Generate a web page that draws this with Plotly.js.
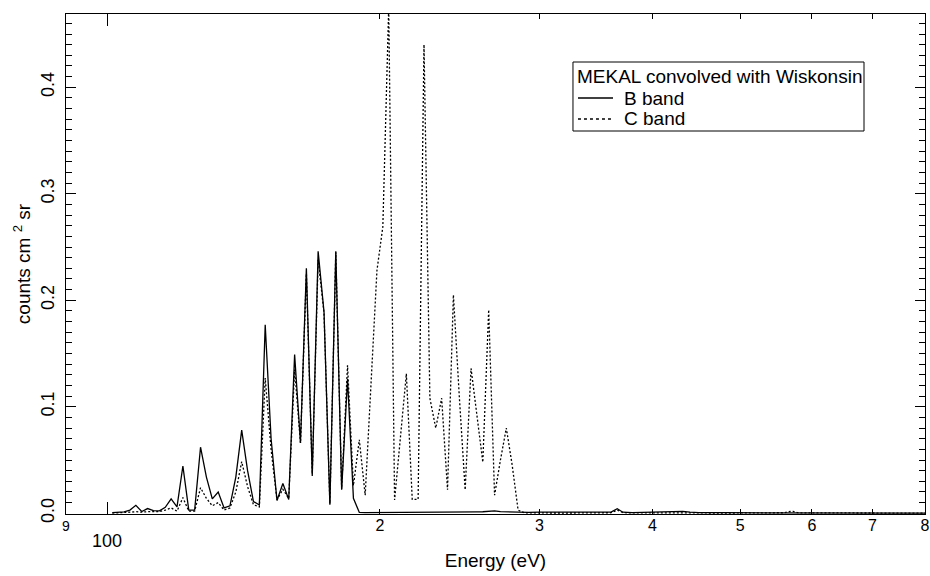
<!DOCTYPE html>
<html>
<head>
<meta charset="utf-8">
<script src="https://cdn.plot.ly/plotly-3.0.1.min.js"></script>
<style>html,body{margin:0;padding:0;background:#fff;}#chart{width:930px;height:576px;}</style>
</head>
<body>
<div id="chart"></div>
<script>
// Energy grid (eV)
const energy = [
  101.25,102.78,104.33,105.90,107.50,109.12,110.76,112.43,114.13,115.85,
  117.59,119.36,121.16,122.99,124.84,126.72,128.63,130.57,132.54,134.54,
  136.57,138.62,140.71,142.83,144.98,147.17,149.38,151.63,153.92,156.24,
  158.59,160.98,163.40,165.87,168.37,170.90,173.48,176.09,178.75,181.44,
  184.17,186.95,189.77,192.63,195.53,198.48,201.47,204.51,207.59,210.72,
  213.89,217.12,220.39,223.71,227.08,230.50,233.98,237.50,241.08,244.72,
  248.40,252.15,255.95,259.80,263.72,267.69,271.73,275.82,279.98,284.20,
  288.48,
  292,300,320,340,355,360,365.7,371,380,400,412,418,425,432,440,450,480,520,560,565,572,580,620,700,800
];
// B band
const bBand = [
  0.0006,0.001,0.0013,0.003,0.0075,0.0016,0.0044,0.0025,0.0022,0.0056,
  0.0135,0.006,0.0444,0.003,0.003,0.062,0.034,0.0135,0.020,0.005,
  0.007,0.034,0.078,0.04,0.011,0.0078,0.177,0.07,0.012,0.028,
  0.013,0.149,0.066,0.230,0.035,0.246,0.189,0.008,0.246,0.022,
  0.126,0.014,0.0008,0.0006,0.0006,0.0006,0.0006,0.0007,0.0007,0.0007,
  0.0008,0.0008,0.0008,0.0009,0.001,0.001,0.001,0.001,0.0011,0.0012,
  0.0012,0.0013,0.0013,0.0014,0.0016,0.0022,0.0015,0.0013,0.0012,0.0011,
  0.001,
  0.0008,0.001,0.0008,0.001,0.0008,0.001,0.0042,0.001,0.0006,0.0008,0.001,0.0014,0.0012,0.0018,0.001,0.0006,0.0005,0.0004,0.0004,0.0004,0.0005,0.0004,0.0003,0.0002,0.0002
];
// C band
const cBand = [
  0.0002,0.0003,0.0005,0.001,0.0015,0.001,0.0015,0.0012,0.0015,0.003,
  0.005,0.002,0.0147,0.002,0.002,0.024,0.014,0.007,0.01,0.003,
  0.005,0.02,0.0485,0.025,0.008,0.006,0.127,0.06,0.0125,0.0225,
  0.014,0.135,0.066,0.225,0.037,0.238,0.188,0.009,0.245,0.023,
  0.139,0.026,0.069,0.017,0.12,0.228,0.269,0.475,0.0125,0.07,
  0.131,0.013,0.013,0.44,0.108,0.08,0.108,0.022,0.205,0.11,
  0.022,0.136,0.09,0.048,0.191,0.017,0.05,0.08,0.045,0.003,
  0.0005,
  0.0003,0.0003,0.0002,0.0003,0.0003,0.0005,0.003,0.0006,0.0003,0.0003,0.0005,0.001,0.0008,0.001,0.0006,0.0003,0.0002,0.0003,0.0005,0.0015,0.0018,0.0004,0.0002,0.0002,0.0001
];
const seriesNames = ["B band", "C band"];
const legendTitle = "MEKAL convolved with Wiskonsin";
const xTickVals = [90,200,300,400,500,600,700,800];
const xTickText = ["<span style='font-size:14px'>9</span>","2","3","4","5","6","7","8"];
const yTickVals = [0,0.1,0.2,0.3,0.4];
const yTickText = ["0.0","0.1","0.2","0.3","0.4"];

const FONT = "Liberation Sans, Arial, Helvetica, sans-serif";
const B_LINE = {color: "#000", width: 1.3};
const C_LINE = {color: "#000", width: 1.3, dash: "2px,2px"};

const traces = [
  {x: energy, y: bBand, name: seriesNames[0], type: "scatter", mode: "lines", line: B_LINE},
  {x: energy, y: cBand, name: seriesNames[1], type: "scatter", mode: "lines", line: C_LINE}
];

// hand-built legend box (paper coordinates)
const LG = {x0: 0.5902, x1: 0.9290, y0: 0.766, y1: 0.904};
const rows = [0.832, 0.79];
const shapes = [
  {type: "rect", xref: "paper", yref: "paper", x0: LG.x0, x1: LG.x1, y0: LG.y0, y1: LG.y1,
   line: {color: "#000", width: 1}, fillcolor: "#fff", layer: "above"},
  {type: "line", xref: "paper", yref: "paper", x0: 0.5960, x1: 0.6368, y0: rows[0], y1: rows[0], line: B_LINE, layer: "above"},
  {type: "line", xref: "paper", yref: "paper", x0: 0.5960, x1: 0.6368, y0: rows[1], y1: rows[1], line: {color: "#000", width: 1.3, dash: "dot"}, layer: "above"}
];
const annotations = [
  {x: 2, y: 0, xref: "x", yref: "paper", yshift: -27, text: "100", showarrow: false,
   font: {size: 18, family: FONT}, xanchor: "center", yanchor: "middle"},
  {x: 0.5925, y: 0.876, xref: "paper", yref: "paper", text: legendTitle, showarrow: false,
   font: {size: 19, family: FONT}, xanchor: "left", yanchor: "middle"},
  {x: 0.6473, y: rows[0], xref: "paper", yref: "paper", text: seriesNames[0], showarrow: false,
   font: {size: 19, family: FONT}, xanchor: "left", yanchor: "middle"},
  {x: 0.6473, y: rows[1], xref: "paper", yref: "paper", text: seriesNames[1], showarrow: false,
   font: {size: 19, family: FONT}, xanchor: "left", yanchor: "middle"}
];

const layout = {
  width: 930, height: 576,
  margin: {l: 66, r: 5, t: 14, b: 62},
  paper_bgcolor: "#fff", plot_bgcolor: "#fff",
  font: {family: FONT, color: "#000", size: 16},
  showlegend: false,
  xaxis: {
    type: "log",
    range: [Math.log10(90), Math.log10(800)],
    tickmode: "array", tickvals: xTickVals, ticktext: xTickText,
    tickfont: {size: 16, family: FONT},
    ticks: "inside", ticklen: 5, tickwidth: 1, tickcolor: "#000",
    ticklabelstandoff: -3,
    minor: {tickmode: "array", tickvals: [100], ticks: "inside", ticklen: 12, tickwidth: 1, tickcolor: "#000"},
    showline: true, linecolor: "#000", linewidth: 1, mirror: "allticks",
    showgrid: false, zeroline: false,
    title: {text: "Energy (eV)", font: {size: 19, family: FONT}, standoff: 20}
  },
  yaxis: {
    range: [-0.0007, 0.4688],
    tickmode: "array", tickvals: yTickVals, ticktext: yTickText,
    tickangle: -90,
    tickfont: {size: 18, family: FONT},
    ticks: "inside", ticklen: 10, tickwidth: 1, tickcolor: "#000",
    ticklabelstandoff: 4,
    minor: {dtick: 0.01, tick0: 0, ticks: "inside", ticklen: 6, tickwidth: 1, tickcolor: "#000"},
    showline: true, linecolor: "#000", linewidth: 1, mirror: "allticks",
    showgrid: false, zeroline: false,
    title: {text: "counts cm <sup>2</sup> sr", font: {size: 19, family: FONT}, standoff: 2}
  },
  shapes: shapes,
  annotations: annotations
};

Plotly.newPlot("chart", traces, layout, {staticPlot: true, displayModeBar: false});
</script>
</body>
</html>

What is needed:
Copy the whole listing above word for word but do not carry over the pictures.

Answer to this exercise:
Generate a web page that draws this with Plotly.js.
<!DOCTYPE html>
<html>
<head>
<meta charset="utf-8">
<script src="https://cdn.plot.ly/plotly-3.0.1.min.js"></script>
<style>html,body{margin:0;padding:0;background:#fff;}#chart{width:930px;height:576px;}</style>
</head>
<body>
<div id="chart"></div>
<script>
// Energy grid (eV)
const energy = [
  101.25,102.78,104.33,105.90,107.50,109.12,110.76,112.43,114.13,115.85,
  117.59,119.36,121.16,122.99,124.84,126.72,128.63,130.57,132.54,134.54,
  136.57,138.62,140.71,142.83,144.98,147.17,149.38,151.63,153.92,156.24,
  158.59,160.98,163.40,165.87,168.37,170.90,173.48,176.09,178.75,181.44,
  184.17,186.95,189.77,192.63,195.53,198.48,201.47,204.51,207.59,210.72,
  213.89,217.12,220.39,223.71,227.08,230.50,233.98,237.50,241.08,244.72,
  248.40,252.15,255.95,259.80,263.72,267.69,271.73,275.82,279.98,284.20,
  288.48,
  292,300,320,340,355,360,365.7,371,380,400,412,418,425,432,440,450,480,520,560,565,572,580,620,700,800
];
// B band
const bBand = [
  0.0006,0.001,0.0013,0.003,0.0075,0.0016,0.0044,0.0025,0.0022,0.0056,
  0.0135,0.006,0.0444,0.003,0.003,0.062,0.034,0.0135,0.020,0.005,
  0.007,0.034,0.078,0.04,0.011,0.0078,0.177,0.07,0.012,0.028,
  0.013,0.149,0.066,0.230,0.035,0.246,0.189,0.008,0.246,0.022,
  0.126,0.014,0.0008,0.0006,0.0006,0.0006,0.0006,0.0007,0.0007,0.0007,
  0.0008,0.0008,0.0008,0.0009,0.001,0.001,0.001,0.001,0.0011,0.0012,
  0.0012,0.0013,0.0013,0.0014,0.0016,0.0022,0.0015,0.0013,0.0012,0.0011,
  0.001,
  0.0008,0.001,0.0008,0.001,0.0008,0.001,0.0042,0.001,0.0006,0.0008,0.001,0.0014,0.0012,0.0018,0.001,0.0006,0.0005,0.0004,0.0004,0.0004,0.0005,0.0004,0.0003,0.0002,0.0002
];
// C band
const cBand = [
  0.0002,0.0003,0.0005,0.001,0.0015,0.001,0.0015,0.0012,0.0015,0.003,
  0.005,0.002,0.0147,0.002,0.002,0.024,0.014,0.007,0.01,0.003,
  0.005,0.02,0.0485,0.025,0.008,0.006,0.127,0.06,0.0125,0.0225,
  0.014,0.135,0.066,0.225,0.037,0.238,0.188,0.009,0.245,0.023,
  0.139,0.026,0.069,0.017,0.12,0.228,0.269,0.475,0.0125,0.07,
  0.131,0.013,0.013,0.44,0.108,0.08,0.108,0.022,0.205,0.11,
  0.022,0.136,0.09,0.048,0.191,0.017,0.05,0.08,0.045,0.003,
  0.0005,
  0.0003,0.0003,0.0002,0.0003,0.0003,0.0005,0.003,0.0006,0.0003,0.0003,0.0005,0.001,0.0008,0.001,0.0006,0.0003,0.0002,0.0003,0.0005,0.0015,0.0018,0.0004,0.0002,0.0002,0.0001
];
const seriesNames = ["B band", "C band"];
const legendTitle = "MEKAL convolved with Wiskonsin";
const xTickVals = [90,200,300,400,500,600,700,800];
const xTickText = ["<span style='font-size:14px'>9</span>","2","3","4","5","6","7","8"];
const yTickVals = [0,0.1,0.2,0.3,0.4];
const yTickText = ["0.0","0.1","0.2","0.3","0.4"];

const FONT = "Liberation Sans, Arial, Helvetica, sans-serif";
const B_LINE = {color: "#000", width: 1.3};
const C_LINE = {color: "#000", width: 1.3, dash: "2px,2px"};

const traces = [
  {x: energy, y: bBand, name: seriesNames[0], type: "scatter", mode: "lines", line: B_LINE},
  {x: energy, y: cBand, name: seriesNames[1], type: "scatter", mode: "lines", line: C_LINE}
];

// hand-built legend box (paper coordinates)
const LG = {x0: 0.5902, x1: 0.9290, y0: 0.766, y1: 0.904};
const rows = [0.832, 0.79];
const shapes = [
  {type: "rect", xref: "paper", yref: "paper", x0: LG.x0, x1: LG.x1, y0: LG.y0, y1: LG.y1,
   line: {color: "#000", width: 1}, fillcolor: "#fff", layer: "above"},
  {type: "line", xref: "paper", yref: "paper", x0: 0.5960, x1: 0.6368, y0: rows[0], y1: rows[0], line: B_LINE, layer: "above"},
  {type: "line", xref: "paper", yref: "paper", x0: 0.5960, x1: 0.6368, y0: rows[1], y1: rows[1], line: {color: "#000", width: 1.3, dash: "dot"}, layer: "above"}
];
const annotations = [
  {x: 2, y: 0, xref: "x", yref: "paper", yshift: -27, text: "100", showarrow: false,
   font: {size: 18, family: FONT}, xanchor: "center", yanchor: "middle"},
  {x: 0.5925, y: 0.876, xref: "paper", yref: "paper", text: legendTitle, showarrow: false,
   font: {size: 19, family: FONT}, xanchor: "left", yanchor: "middle"},
  {x: 0.6473, y: rows[0], xref: "paper", yref: "paper", text: seriesNames[0], showarrow: false,
   font: {size: 19, family: FONT}, xanchor: "left", yanchor: "middle"},
  {x: 0.6473, y: rows[1], xref: "paper", yref: "paper", text: seriesNames[1], showarrow: false,
   font: {size: 19, family: FONT}, xanchor: "left", yanchor: "middle"}
];

const layout = {
  width: 930, height: 576,
  margin: {l: 66, r: 5, t: 14, b: 62},
  paper_bgcolor: "#fff", plot_bgcolor: "#fff",
  font: {family: FONT, color: "#000", size: 16},
  showlegend: false,
  xaxis: {
    type: "log",
    range: [Math.log10(90), Math.log10(800)],
    tickmode: "array", tickvals: xTickVals, ticktext: xTickText,
    tickfont: {size: 16, family: FONT},
    ticks: "inside", ticklen: 5, tickwidth: 1, tickcolor: "#000",
    ticklabelstandoff: -3,
    minor: {tickmode: "array", tickvals: [100], ticks: "inside", ticklen: 12, tickwidth: 1, tickcolor: "#000"},
    showline: true, linecolor: "#000", linewidth: 1, mirror: "allticks",
    showgrid: false, zeroline: false,
    title: {text: "Energy (eV)", font: {size: 19, family: FONT}, standoff: 20}
  },
  yaxis: {
    range: [-0.0007, 0.4688],
    tickmode: "array", tickvals: yTickVals, ticktext: yTickText,
    tickangle: -90,
    tickfont: {size: 18, family: FONT},
    ticks: "inside", ticklen: 10, tickwidth: 1, tickcolor: "#000",
    ticklabelstandoff: 4,
    minor: {dtick: 0.01, tick0: 0, ticks: "inside", ticklen: 6, tickwidth: 1, tickcolor: "#000"},
    showline: true, linecolor: "#000", linewidth: 1, mirror: "allticks",
    showgrid: false, zeroline: false,
    title: {text: "counts cm <sup>2</sup> sr", font: {size: 19, family: FONT}, standoff: 2}
  },
  shapes: shapes,
  annotations: annotations
};

Plotly.newPlot("chart", traces, layout, {staticPlot: true, displayModeBar: false});
</script>
</body>
</html>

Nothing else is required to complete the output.